As if on cue, the Batavian cavalry on Lupercus’ wing suddenly rode away, then wheeled and charged the very Roman flank they had been protecting. The remaining Roman auxiliaries fled into the countryside, abandoning the two legions. But when the rebel infantry charged, the discipline of the legionaries held, and they saw off the treacherous cavalry and repelled Civilis’ infantry. Maintaining good order, the two legions then retreated to the Old Camp fortification. As legionaries improved defenses and destroyed houses around the outside walls to establish clear fields of fire, the rebels encircled the fortress.
Meanwhile, four cohorts of Batavians and Canninefates had recently been sent off to reinforce Vitellius in Italy. When they received a note from Civilis urging them to return and join the revolt, they turned and began retracing their steps toward Mogontiacum. When Flaccus, Roman commander-in-chief, learned this, he timidly kept his legionaries behind the walls at Mogontiacum and sent a message to the 16th Gallica Legion at Bonna. That legion’s legate, Herennius Gallus, was ordered to intercept the four cohorts, with Flaccus assuring him that he would come up behind the Batavian and Canninefate column from Mogontiacum with his troops, and between the two forces they would crush the defectors.
But Flaccus made no attempt to leave Mogontiacum. Soon he sent Gallus a new order, countermanding the last, instructing him to let the auxiliaries pass. Gallus was trying to make sense of this when delegates from the column arrived at his Bonna headquarters. They told the general that if he failed to let the column pass, the Batavians and Canninefates would give battle and cut a path through Gallus’ legionaries.
Gallus hesitated. But
his troops demanded a chance to teach these traitors a lesson. The men of six cohorts of the 1st Germanica Legion left at Bonna when its commander took part of the legion to Italy were especially keen to act, and before Gallus could restrain them they swarmed out of the camp gates accompanied by recently recruited Belgian auxiliary cohorts. On their heels hurried local farmers and merchants, full of bravado and wielding crude weapons, caught up by the confidence of the men of the legion. Gallus’ own 16th Gallica men obeyed orders; staying in camp, they manned the ramparts to see what transpired outside.
Although outnumbered, the 2,000 Batavians and Canninefates were experienced soldiers. Forming squares, they held firm against the 1st Germanica’s charge. The Roman line broke around the immovable columns, and then the rebels advanced with measured steps.
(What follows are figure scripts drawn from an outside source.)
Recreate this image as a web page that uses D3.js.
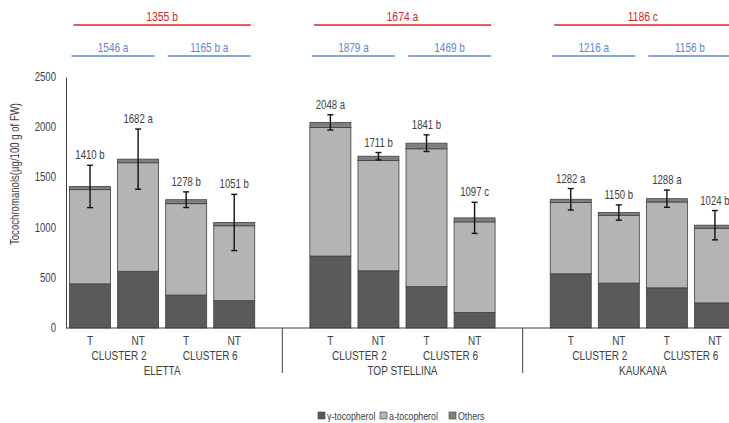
<!DOCTYPE html>
<html>
<head>
<meta charset="utf-8">
<script src="https://cdn.jsdelivr.net/npm/d3@7"></script>
<style>
  body { margin: 0; background: #fff; }
  svg text { font-family: "Liberation Sans", Arial, sans-serif; fill: #404040; }
</style>
</head>
<body>
<svg id="chart" width="729" height="423"></svg>
<script>
var width = 729;
var height = 423;

// data
var cultivars = ["ELETTA", "TOP STELLINA", "KAUKANA"];
var clusters = ["CLUSTER 2", "CLUSTER 6"];
var treatments = ["T", "NT"];
var gamma  = [440, 565, 328, 272,  717, 570, 412, 155,  540, 447, 400, 250];
var alpha  = [938, 1081, 910, 746,  1281, 1098, 1373, 902,  709, 676, 855, 744];
var others = [32, 36, 40, 33,  50, 43, 56, 40,  33, 27, 33, 30];
var errors = [211, 300, 78, 280,  76, 37, 83, 155,  107, 76, 86, 146];
var barLabels = ["1410 b", "1682 a", "1278 b", "1051 b",
                 "2048 a", "1711 b", "1841 b", "1097 c",
                 "1282 a", "1150 b", "1288 a", "1024 b"];
var cultivarLabels = ["1355 b", "1674 a", "1186 c"];
var clusterLabels = ["1546 a", "1165 b a", "1879 a", "1469 b", "1216 a", "1156 b"];
var yTicks = [0, 500, 1000, 1500, 2000, 2500];
var seriesNames = ["γ-tocopherol", "a-tocopherol", "Others"];
var seriesKeys = ["gamma", "alpha", "others"];
var colors = ["#5a5a5a", "#b4b4b4", "#808080"];

var rows = gamma.map(function(v, i) {
    return { i: i, gamma: v, alpha: alpha[i], others: others[i] };
});
// each cultivar takes 4 slots, then one empty slot
function slotOf(i) { return Math.floor(i / 4) * 5 + (i % 4); }

var x = d3.scaleBand()
    .domain(d3.range(14))
    .range([66, 66 + 14 * 48.07])
    .paddingInner(0.147)
    .paddingOuter(0.0735);

var y = d3.scaleLinear()
    .domain([0, 2500])
    .range([328, 77]);

var svg = d3.select("#chart");

// no narrow font installed, so squeeze the sans horizontally
var squeeze = 0.8;
function narrow(parent, px, py, str, size, anchor) {
    var g = parent.append("g").attr("transform", "translate(" + px + "," + py + ")");
    return g.append("text")
        .attr("transform", "scale(" + squeeze + ",1)")
        .attr("font-size", size)
        .attr("text-anchor", anchor || "middle")
        .text(str);
}

var stack = d3.stack().keys(seriesKeys);
var series = stack(rows);

// bars
svg.append("g").selectAll("g")
    .data(series)
    .join("g")
      .attr("fill", (d, k) => colors[k])
    .selectAll("rect")
    .data(d => d)
    .join("rect")
      .attr("x", d => x(slotOf(d.data.i)))
      .attr("y", d => y(d[1]))
      .attr("width", x.bandwidth())
      .attr("height", d => y(d[0]) - y(d[1]))
      .attr("stroke", "#404040")
      .attr("stroke-width", 0.8);

// error bars
var totals = rows.map(d => d.gamma + d.alpha + d.others);
var eb = svg.append("g").attr("stroke", "#111").attr("stroke-width", 1.4);
totals.forEach(function(t, i) {
    var cx = x(slotOf(i)) + x.bandwidth() / 2;
    eb.append("line").attr("x1", cx).attr("x2", cx).attr("y1", y(t + errors[i])).attr("y2", y(t - errors[i]));
    eb.append("line").attr("x1", cx - 3).attr("x2", cx + 3).attr("y1", y(t + errors[i])).attr("y2", y(t + errors[i]));
    eb.append("line").attr("x1", cx - 3).attr("x2", cx + 3).attr("y1", y(t - errors[i])).attr("y2", y(t - errors[i]));
});

// value labels
var vl = svg.append("g");
barLabels.forEach(function(t, i) {
    narrow(vl, x(slotOf(i)) + x.bandwidth() / 2, y(totals[i] + errors[i]) - 6, t, 12);
});

// y axis
var yAxis = d3.axisLeft(y).tickValues(yTicks).tickSize(0).tickFormat(d3.format("d")).tickFormat("");
var ya = svg.append("g").attr("transform", "translate(66,0)").call(yAxis);
ya.select(".domain").attr("stroke", "#404040");
yTicks.forEach(function(v) {
    narrow(svg, 56, y(v) + 4, d3.format("d")(v), 12, "end");
});

var yt = svg.append("g").attr("transform", "translate(19,174) rotate(-90)");
yt.append("text")
    .attr("transform", "scale(" + squeeze + ",1)")
    .attr("text-anchor", "middle")
    .attr("font-size", 12)
    .text("Tocochromanols(µg/100 g of FW)");

// x axis line
svg.append("line")
    .attr("x1", 66).attr("x2", width)
    .attr("y1", y(0)).attr("y2", y(0))
    .attr("stroke", "#404040").attr("stroke-width", 1);

// category labels: treatment, cluster, cultivar
var lab = svg.append("g");
d3.range(12).forEach(function(i) {
    narrow(lab, x(slotOf(i)) + x.bandwidth() / 2, 345, treatments[i % 2], 12.5);
});
d3.range(6).forEach(function(c) {
    var a = slotOf(c * 2), b = slotOf(c * 2 + 1);
    var cx = (x(a) + x(b) + x.bandwidth()) / 2;
    narrow(lab, cx + (c % 2 == 0 ? 5 : 0), 360, clusters[c % 2], 12.5);
});
cultivars.forEach(function(name, g) {
    var cx = (x(g * 5) + x(g * 5 + 3) + x.bandwidth()) / 2;
    narrow(lab, cx, 375, name, 12.5);
});

// separators between cultivars
[4, 9].forEach(function(s) {
    var sx = x(s) + x.bandwidth() / 2;
    svg.append("line")
        .attr("x1", sx).attr("x2", sx)
        .attr("y1", y(0)).attr("y2", 373)
        .attr("stroke", "#404040").attr("stroke-width", 1);
});

// significance brackets on top
cultivarLabels.forEach(function(t, g) {
    var x0 = x(g * 5) + 4, x1 = x(g * 5 + 3) + x.bandwidth() - 4;
    svg.append("line")
        .attr("x1", x0).attr("x2", x1).attr("y1", 25).attr("y2", 25)
        .attr("stroke", "#e0242c").attr("stroke-width", 1.6);
    narrow(svg, (x0 + x1) / 2, 21, t, 13).style("fill", "#d9262c");
});
clusterLabels.forEach(function(t, c) {
    var a = slotOf(c * 2), b = slotOf(c * 2 + 1);
    var x0 = x(a) + 2, x1 = x(b) + x.bandwidth() - 4;
    svg.append("line")
        .attr("x1", x0).attr("x2", x1).attr("y1", 56).attr("y2", 56)
        .attr("stroke", "#5b86d1").attr("stroke-width", 1.6);
    narrow(svg, (x0 + x1) / 2, 52, t, 12.5).style("fill", "#5b86d1");
});

// legend
var legend = svg.append("g").attr("transform", "translate(318,416)");
var lx = [0, 62, 131];
seriesNames.forEach(function(name, k) {
    var it = legend.append("g").attr("transform", "translate(" + lx[k] + ",0)");
    it.append("rect")
        .attr("x", 0).attr("y", -4).attr("width", 7).attr("height", 7)
        .attr("fill", colors[k]).attr("stroke", "#404040").attr("stroke-width", 0.6);
    narrow(it, 9, 3.5, name, 11, "start");
});
</script>
</body>
</html>
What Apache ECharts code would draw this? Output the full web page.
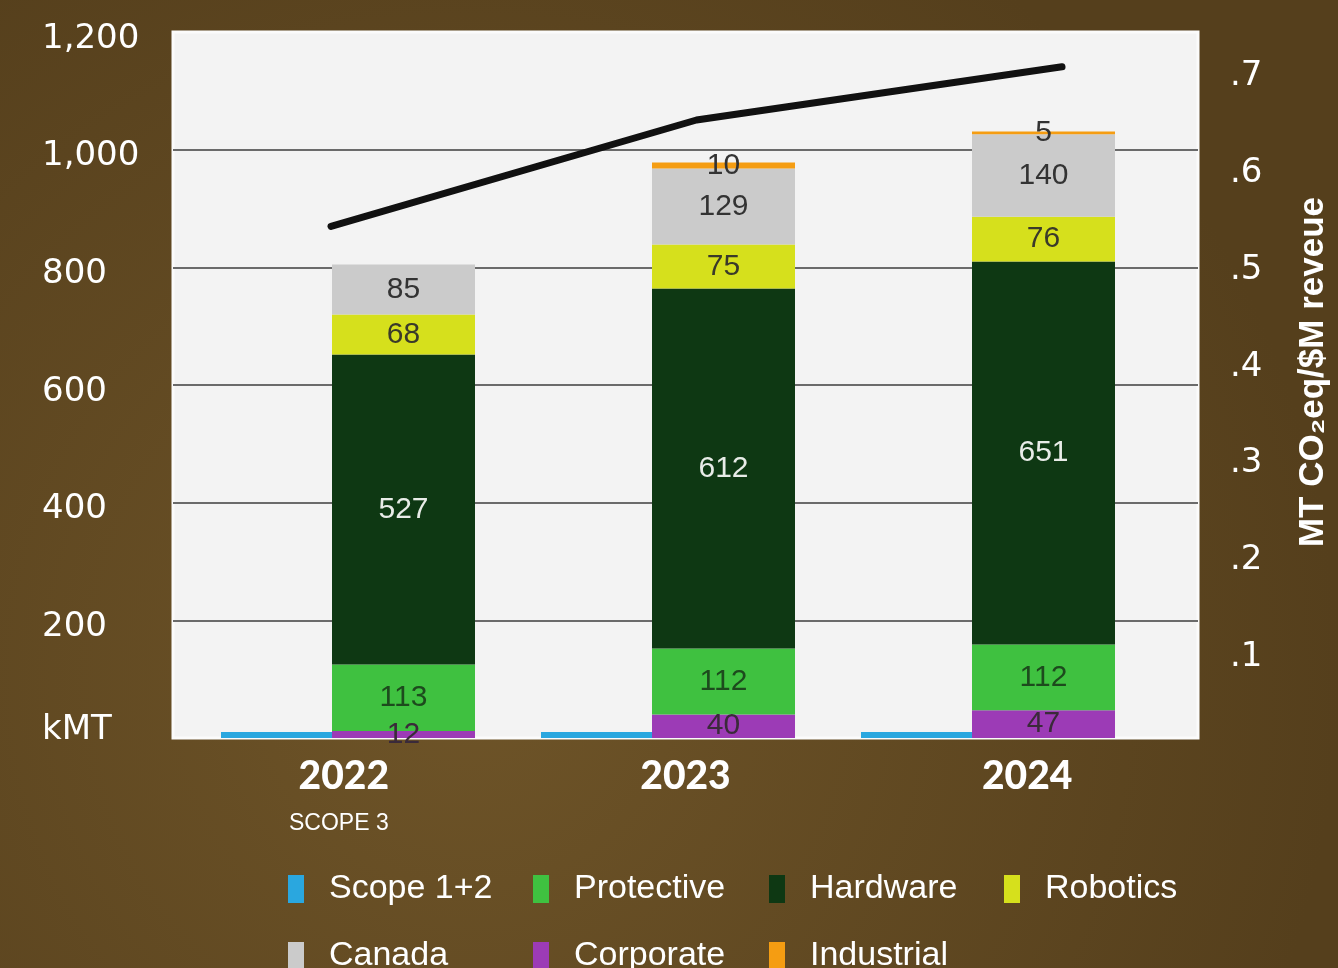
<!DOCTYPE html>
<html>
<head>
<meta charset="utf-8">
<script src="https://cdn.jsdelivr.net/npm/echarts@6/dist/echarts.min.js"></script>
<style>
  html, body { margin: 0; padding: 0; }
  #chart { width: 1338px; height: 968px; }
</style>
</head>
<body>
<div id="chart"></div>
<script>
// data
const years = ['2022', '2023', '2024'];
const scope12 = [10, 10, 10];
const corporate = [12, 40, 47];
const protective = [113, 112, 112];
const hardware = [527, 612, 651];
const robotics = [68, 75, 76];
const canada = [85, 129, 140];
const industrial = [0, 10, 5];
const intensity = [0.54, 0.65, 0.705];   // MT CO2eq / $M revenue
const rightTicks = [0.1, 0.2, 0.3, 0.4, 0.5, 0.6, 0.7];

const chart = echarts.init(document.getElementById('chart'));

const white = '#ffffff';
const labelFont = 'Liberation Sans';

// bar label helper
function barLabel(color) {
    return {
        show: true,
        position: 'inside',
        fontSize: 30,
        fontFamily: labelFont,
        color: color,
        formatter: p => (p.value ? String(p.value) : '')
    };
}

function stackSeries(name, data, color, txt) {
    return {
        name: name,
        type: 'bar',
        stack: 'scope3',
        xAxisIndex: 1,
        yAxisIndex: 2,
        barWidth: 143,
        data: data,
        itemStyle: { color: color },
        label: barLabel(txt)
    };
}

// one legend per item so the columns line up like the original
function legendItem(name, left, top) {
    return {
        left: left,
        top: top,
        padding: 0,
        itemWidth: 16,
        itemHeight: 28,
        icon: 'rect',
        selectedMode: false,
        data: [name],
        textStyle: {
            color: white,
            fontSize: 34,
            fontFamily: labelFont,
            padding: [0, 0, 0, 20]
        }
    };
}

const option = {
    backgroundColor: new echarts.graphic.RadialGradient(0.35, 0.7, 0.9, [
        { offset: 0, color: '#6e5428' },
        { offset: 1, color: '#553f1c' }
    ]),
    animation: false,
    grid: [
        // plot frame, gridlines, axes and labels
        { left: 173, right: 140, top: 32, bottom: 230, show: true, outerBoundsMode: 'none',
          backgroundColor: '#f3f3f3', borderColor: '#fbfbfb', borderWidth: 3 },
        // bars
        { left: 188, width: 960, top: 32, bottom: 230, outerBoundsMode: 'none' },
        // line
        { left: 331, width: 731, top: 32, bottom: 230, outerBoundsMode: 'none' }
    ],
    legend: [
        legendItem('Scope 1+2', 288, 872),
        legendItem('Protective', 533, 872),
        legendItem('Hardware', 769, 872),
        legendItem('Robotics', 1004, 872),
        legendItem('Canada', 288, 939),
        legendItem('Corporate', 533, 939),
        legendItem('Industrial', 769, 939)
    ],
    graphic: [{
        type: 'text',
        left: 289,
        top: 812,
        style: {
            text: 'SCOPE 3',
            fill: white,
            font: '23px "Liberation Sans"'
        }
    }],
    xAxis: [
        {
            gridIndex: 0,
            type: 'category',
            data: years,
            axisLine: { show: false },
            axisTick: { show: false },
            axisLabel: {
                color: white,
                fontSize: 39,
                fontWeight: 900,
                fontFamily: 'Lato',
                margin: 19
            }
        },
        { gridIndex: 1, type: 'category', data: years, show: false },
        { gridIndex: 2, type: 'category', data: years, show: false, boundaryGap: false }
    ],
    yAxis: [
        {
            gridIndex: 0,
            type: 'value',
            min: 0,
            max: 1200,
            interval: 200,
            position: 'left',
            axisLine: { show: false },
            axisTick: { show: false },
            splitLine: {
                lineStyle: {
                    color: ['rgba(0,0,0,0)', '#6a6a6a', '#6a6a6a', '#6a6a6a', '#6a6a6a', '#6a6a6a', 'rgba(0,0,0,0)'],
                    width: 2
                }
            },
            axisLabel: {
                align: 'left',
                margin: 131,
                formatter: v => (v === 0 ? '{k|kMT}' : '{n|' + v.toLocaleString('en-US') + '}'),
                rich: {
                    n: { color: white, fontSize: 34, fontFamily: 'DejaVu Sans', padding: [14, 0, 0, 0] },
                    k: { color: white, fontSize: 34, fontFamily: 'DejaVu Sans', padding: [0, 0, 16, 0] }
                }
            }
        },
        {
            gridIndex: 0,
            type: 'value',
            position: 'right',
            min: 0.011,
            max: 0.741,
            axisLine: { show: false },
            axisTick: { show: false },
            splitLine: { show: false },
            axisLabel: {
                customValues: rightTicks,
                margin: 32,
                formatter: v => '{r|' + String(v).replace(/^0/, '') + '}',
                rich: {
                    r: { color: white, fontSize: 34, fontFamily: 'DejaVu Sans', padding: [10, 0, 0, 0] }
                }
            },
            name: 'MT CO\u2082eq/$M reveue',
            nameLocation: 'middle',
            nameGap: 98,
            nameTextStyle: {
                color: white,
                fontSize: 35,
                fontWeight: 'bold',
                fontFamily: labelFont,
                padding: [0, 0, 0, 26]
            }
        },
        { gridIndex: 1, type: 'value', min: 0, max: 1200, show: false },
        { gridIndex: 2, type: 'value', min: 0.011, max: 0.741, show: false }
    ],
    series: [
        {
            name: 'Scope 1+2',
            type: 'bar',
            xAxisIndex: 1,
            yAxisIndex: 2,
            barWidth: 111,
            barGap: '0%',
            data: scope12,
            itemStyle: { color: '#2aa7df' }
        },
        stackSeries('Corporate', corporate, '#9c3bb6', '#3a2a3a'),
        stackSeries('Protective', protective, '#3fc140', '#1d4a1d'),
        stackSeries('Hardware', hardware, '#0e3813', '#e8ece8'),
        stackSeries('Robotics', robotics, '#d6e01c', '#3a3a2a'),
        stackSeries('Canada', canada, '#cbcbcb', '#333333'),
        stackSeries('Industrial', industrial, '#f59d12', '#333333'),
        {
            name: 'Intensity',
            type: 'line',
            xAxisIndex: 2,
            yAxisIndex: 3,
            data: intensity,
            symbol: 'none',
            lineStyle: { color: '#111111', width: 7, cap: 'round' },
            z: 5
        }
    ]
};

chart.setOption(option);
</script>
</body>
</html>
As the attackers fell back on the camp in disarray, they became entangled with panicking civilians. The Belgian auxiliaries fled into the fields, and the 1st Germanica men found themselves hemmed in against the ditch skirting their camp. Scores of legionaries were killed by the Batavians and Canninefates, their bodies filling the trench at the foot of the wall. The remainder surged in through the Bonna camp gates before they closed.
The victorious rebels continued their march, skirting Cologne to link up with Civilis outside Old Camp, where the rebel siege continued. To give credibility to his uprising, Civilis now had all his followers swear allegiance to Vespasian. He then sent envoys to the legions at Old Camp, advising them to throw off their allegiance to Vitellius and also swear for Vespasian. A message soon came back from Old Camp: “We don’t follow the advice of traitors or enemies.” [Ibid., 21]
Civilis now ordered the entire Batavian nation to take up arms. Soon, he was joined in the siege of Old Camp by thousands of Bructeri and Tencteri reinforcements from east of the Rhine. The rebels built crude assault machinery, but this was soon pulverized by stones lobbed from catapults on the fort ramparts, or burned to a cinder by fires started by flaming arrows. When an attempt to storm the walls with siege ladders also failed, Civilis decided to suspend the assault and starve out Lupercus and his legionaries.